**Supplied material:**

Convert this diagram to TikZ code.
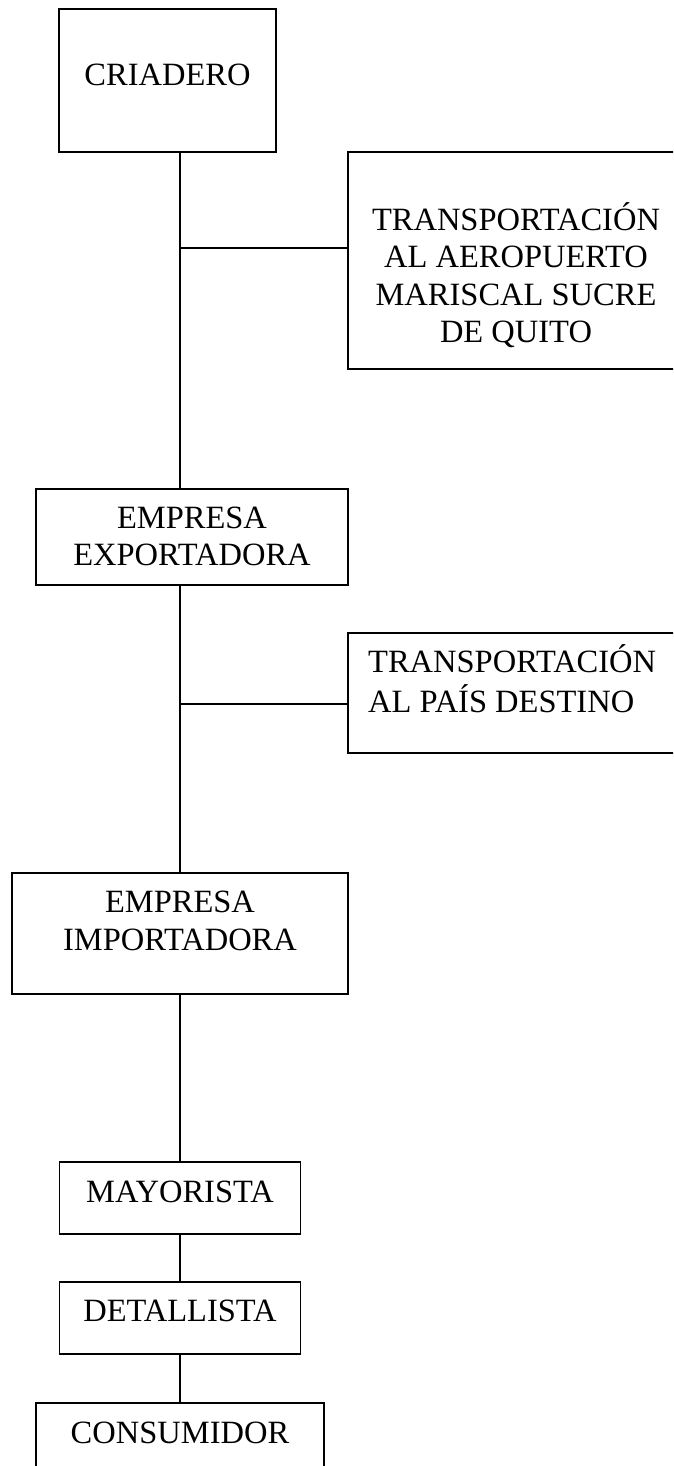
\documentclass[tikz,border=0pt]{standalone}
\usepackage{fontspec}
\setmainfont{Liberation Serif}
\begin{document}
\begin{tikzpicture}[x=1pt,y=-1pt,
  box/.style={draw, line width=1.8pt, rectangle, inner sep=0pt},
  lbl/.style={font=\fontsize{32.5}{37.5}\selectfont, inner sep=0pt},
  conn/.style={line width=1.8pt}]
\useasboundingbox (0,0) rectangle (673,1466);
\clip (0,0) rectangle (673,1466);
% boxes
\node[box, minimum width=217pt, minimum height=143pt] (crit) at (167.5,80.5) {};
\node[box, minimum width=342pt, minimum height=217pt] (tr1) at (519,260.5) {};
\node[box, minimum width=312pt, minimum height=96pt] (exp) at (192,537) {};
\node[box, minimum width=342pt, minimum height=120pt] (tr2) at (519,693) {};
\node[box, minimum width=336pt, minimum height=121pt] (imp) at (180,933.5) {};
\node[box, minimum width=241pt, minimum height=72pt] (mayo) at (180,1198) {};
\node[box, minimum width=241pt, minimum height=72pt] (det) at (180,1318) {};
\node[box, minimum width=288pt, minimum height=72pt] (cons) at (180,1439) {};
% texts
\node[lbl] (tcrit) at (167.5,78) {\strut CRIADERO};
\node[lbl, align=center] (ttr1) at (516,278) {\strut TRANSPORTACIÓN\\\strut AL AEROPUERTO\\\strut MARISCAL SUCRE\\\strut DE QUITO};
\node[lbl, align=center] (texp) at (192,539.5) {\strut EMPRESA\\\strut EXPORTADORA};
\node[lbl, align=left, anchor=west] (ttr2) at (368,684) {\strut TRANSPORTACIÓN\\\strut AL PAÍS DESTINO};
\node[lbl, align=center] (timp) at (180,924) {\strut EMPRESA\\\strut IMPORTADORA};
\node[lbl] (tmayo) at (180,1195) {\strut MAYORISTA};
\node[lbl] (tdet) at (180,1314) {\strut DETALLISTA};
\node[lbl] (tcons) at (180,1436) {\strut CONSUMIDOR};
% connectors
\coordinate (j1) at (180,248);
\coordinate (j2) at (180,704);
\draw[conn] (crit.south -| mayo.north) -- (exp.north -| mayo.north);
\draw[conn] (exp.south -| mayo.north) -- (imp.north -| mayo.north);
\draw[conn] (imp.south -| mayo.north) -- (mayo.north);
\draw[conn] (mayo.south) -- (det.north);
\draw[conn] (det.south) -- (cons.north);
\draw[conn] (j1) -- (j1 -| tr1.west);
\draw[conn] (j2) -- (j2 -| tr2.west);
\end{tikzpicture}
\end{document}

**Problem description:** The material above must be printed exactly, with its pictures left out.

**Task result:**
Convert this diagram to TikZ code.
\documentclass[tikz,border=0pt]{standalone}
\usepackage{fontspec}
\setmainfont{Liberation Serif}
\begin{document}
\begin{tikzpicture}[x=1pt,y=-1pt,
  box/.style={draw, line width=1.8pt, rectangle, inner sep=0pt},
  lbl/.style={font=\fontsize{32.5}{37.5}\selectfont, inner sep=0pt},
  conn/.style={line width=1.8pt}]
\useasboundingbox (0,0) rectangle (673,1466);
\clip (0,0) rectangle (673,1466);
% boxes
\node[box, minimum width=217pt, minimum height=143pt] (crit) at (167.5,80.5) {};
\node[box, minimum width=342pt, minimum height=217pt] (tr1) at (519,260.5) {};
\node[box, minimum width=312pt, minimum height=96pt] (exp) at (192,537) {};
\node[box, minimum width=342pt, minimum height=120pt] (tr2) at (519,693) {};
\node[box, minimum width=336pt, minimum height=121pt] (imp) at (180,933.5) {};
\node[box, minimum width=241pt, minimum height=72pt] (mayo) at (180,1198) {};
\node[box, minimum width=241pt, minimum height=72pt] (det) at (180,1318) {};
\node[box, minimum width=288pt, minimum height=72pt] (cons) at (180,1439) {};
% texts
\node[lbl] (tcrit) at (167.5,78) {\strut CRIADERO};
\node[lbl, align=center] (ttr1) at (516,278) {\strut TRANSPORTACIÓN\\\strut AL AEROPUERTO\\\strut MARISCAL SUCRE\\\strut DE QUITO};
\node[lbl, align=center] (texp) at (192,539.5) {\strut EMPRESA\\\strut EXPORTADORA};
\node[lbl, align=left, anchor=west] (ttr2) at (368,684) {\strut TRANSPORTACIÓN\\\strut AL PAÍS DESTINO};
\node[lbl, align=center] (timp) at (180,924) {\strut EMPRESA\\\strut IMPORTADORA};
\node[lbl] (tmayo) at (180,1195) {\strut MAYORISTA};
\node[lbl] (tdet) at (180,1314) {\strut DETALLISTA};
\node[lbl] (tcons) at (180,1436) {\strut CONSUMIDOR};
% connectors
\coordinate (j1) at (180,248);
\coordinate (j2) at (180,704);
\draw[conn] (crit.south -| mayo.north) -- (exp.north -| mayo.north);
\draw[conn] (exp.south -| mayo.north) -- (imp.north -| mayo.north);
\draw[conn] (imp.south -| mayo.north) -- (mayo.north);
\draw[conn] (mayo.south) -- (det.north);
\draw[conn] (det.south) -- (cons.north);
\draw[conn] (j1) -- (j1 -| tr1.west);
\draw[conn] (j2) -- (j2 -| tr2.west);
\end{tikzpicture}
\end{document}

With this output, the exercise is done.